> **Task description**: Only the number is needed: how many lines of the records include "that"?

> **Records provided**:
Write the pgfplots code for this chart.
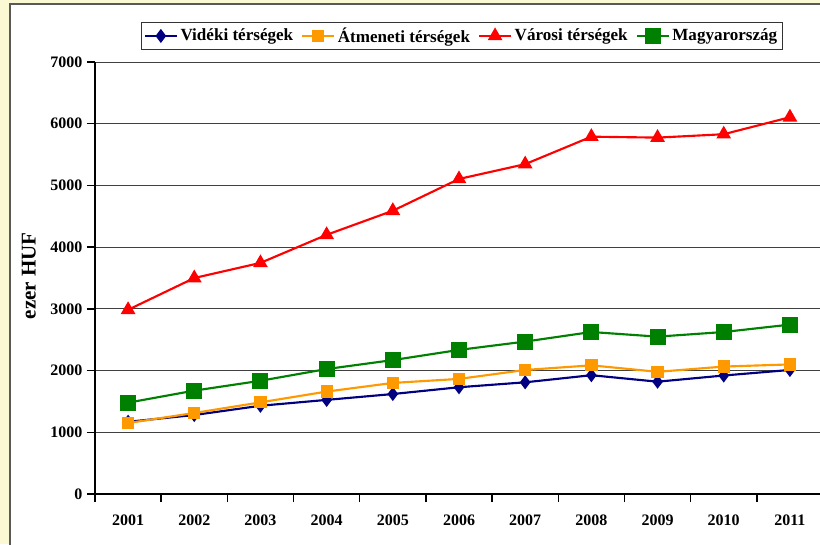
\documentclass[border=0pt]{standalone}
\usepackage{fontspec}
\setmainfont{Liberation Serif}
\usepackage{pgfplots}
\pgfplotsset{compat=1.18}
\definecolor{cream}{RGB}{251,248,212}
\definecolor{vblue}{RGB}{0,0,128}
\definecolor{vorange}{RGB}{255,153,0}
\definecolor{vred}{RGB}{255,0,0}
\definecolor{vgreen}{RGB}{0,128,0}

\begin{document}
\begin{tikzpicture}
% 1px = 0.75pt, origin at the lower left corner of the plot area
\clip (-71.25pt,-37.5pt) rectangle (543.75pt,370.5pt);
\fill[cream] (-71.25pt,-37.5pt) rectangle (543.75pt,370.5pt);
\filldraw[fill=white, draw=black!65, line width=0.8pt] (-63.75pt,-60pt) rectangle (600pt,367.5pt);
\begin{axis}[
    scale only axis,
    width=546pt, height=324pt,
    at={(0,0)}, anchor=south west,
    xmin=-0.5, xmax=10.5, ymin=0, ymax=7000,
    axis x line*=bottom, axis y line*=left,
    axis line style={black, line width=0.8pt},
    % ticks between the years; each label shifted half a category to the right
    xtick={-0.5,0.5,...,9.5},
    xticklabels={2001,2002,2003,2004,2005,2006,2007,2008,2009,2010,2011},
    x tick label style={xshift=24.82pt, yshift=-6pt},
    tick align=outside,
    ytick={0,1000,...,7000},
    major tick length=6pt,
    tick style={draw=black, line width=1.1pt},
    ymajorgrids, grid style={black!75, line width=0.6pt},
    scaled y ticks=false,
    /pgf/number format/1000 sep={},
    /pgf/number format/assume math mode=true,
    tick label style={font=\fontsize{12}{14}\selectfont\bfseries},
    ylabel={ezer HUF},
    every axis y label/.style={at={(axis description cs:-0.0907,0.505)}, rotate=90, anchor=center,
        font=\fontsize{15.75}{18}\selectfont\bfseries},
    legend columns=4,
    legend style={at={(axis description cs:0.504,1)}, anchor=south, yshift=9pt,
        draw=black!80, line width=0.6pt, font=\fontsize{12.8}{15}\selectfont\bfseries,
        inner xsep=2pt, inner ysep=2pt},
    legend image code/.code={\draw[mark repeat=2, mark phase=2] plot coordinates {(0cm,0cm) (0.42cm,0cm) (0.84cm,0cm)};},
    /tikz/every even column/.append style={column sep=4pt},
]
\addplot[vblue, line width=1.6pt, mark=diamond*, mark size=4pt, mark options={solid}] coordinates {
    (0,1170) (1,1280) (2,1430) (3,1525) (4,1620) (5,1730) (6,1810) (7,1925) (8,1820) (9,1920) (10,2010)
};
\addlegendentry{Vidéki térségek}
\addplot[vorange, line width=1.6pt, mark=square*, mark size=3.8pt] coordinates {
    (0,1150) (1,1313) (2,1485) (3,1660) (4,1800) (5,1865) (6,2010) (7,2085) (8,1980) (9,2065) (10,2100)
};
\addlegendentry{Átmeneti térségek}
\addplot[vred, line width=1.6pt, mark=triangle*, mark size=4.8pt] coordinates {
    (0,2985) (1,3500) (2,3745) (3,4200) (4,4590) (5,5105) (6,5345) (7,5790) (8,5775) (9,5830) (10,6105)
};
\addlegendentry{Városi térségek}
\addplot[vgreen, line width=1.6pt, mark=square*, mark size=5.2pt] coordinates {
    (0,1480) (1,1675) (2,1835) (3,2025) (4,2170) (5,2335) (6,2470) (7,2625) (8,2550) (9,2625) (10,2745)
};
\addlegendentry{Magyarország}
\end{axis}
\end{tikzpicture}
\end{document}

==

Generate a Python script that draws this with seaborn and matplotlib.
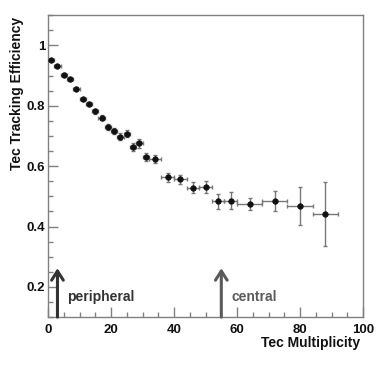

--

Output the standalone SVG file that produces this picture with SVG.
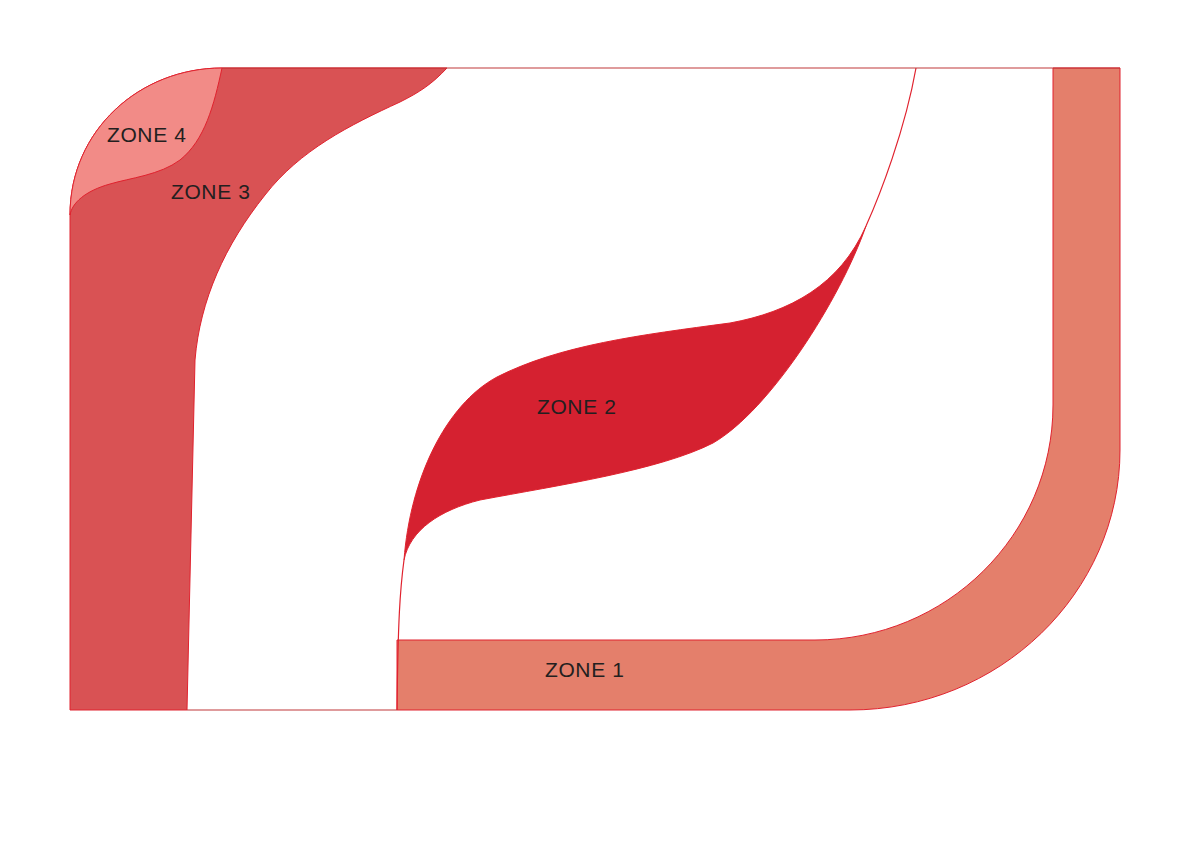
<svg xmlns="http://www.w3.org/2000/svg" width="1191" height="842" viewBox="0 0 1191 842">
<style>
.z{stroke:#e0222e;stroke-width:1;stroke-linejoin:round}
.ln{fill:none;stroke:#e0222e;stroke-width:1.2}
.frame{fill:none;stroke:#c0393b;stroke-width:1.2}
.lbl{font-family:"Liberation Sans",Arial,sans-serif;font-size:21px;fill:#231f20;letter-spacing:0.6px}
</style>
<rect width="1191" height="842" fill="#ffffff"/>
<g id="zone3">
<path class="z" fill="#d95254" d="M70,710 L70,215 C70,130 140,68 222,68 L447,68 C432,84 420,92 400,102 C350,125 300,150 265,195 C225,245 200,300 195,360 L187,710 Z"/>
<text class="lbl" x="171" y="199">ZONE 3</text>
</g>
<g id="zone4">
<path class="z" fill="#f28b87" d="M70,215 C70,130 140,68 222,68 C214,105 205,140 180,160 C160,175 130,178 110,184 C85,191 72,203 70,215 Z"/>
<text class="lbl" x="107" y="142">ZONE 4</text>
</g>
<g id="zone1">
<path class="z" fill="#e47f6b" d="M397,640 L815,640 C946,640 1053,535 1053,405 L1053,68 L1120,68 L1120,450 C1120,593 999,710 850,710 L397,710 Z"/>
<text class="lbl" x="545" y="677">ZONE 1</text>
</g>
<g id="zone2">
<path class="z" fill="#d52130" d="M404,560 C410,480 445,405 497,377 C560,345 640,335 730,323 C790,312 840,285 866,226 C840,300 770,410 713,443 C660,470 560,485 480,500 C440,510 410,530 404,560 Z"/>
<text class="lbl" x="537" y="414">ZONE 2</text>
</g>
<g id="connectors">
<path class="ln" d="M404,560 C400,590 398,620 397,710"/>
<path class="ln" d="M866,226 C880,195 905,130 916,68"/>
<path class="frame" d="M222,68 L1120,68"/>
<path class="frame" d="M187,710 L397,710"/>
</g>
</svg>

> **Answer to this problem**: 2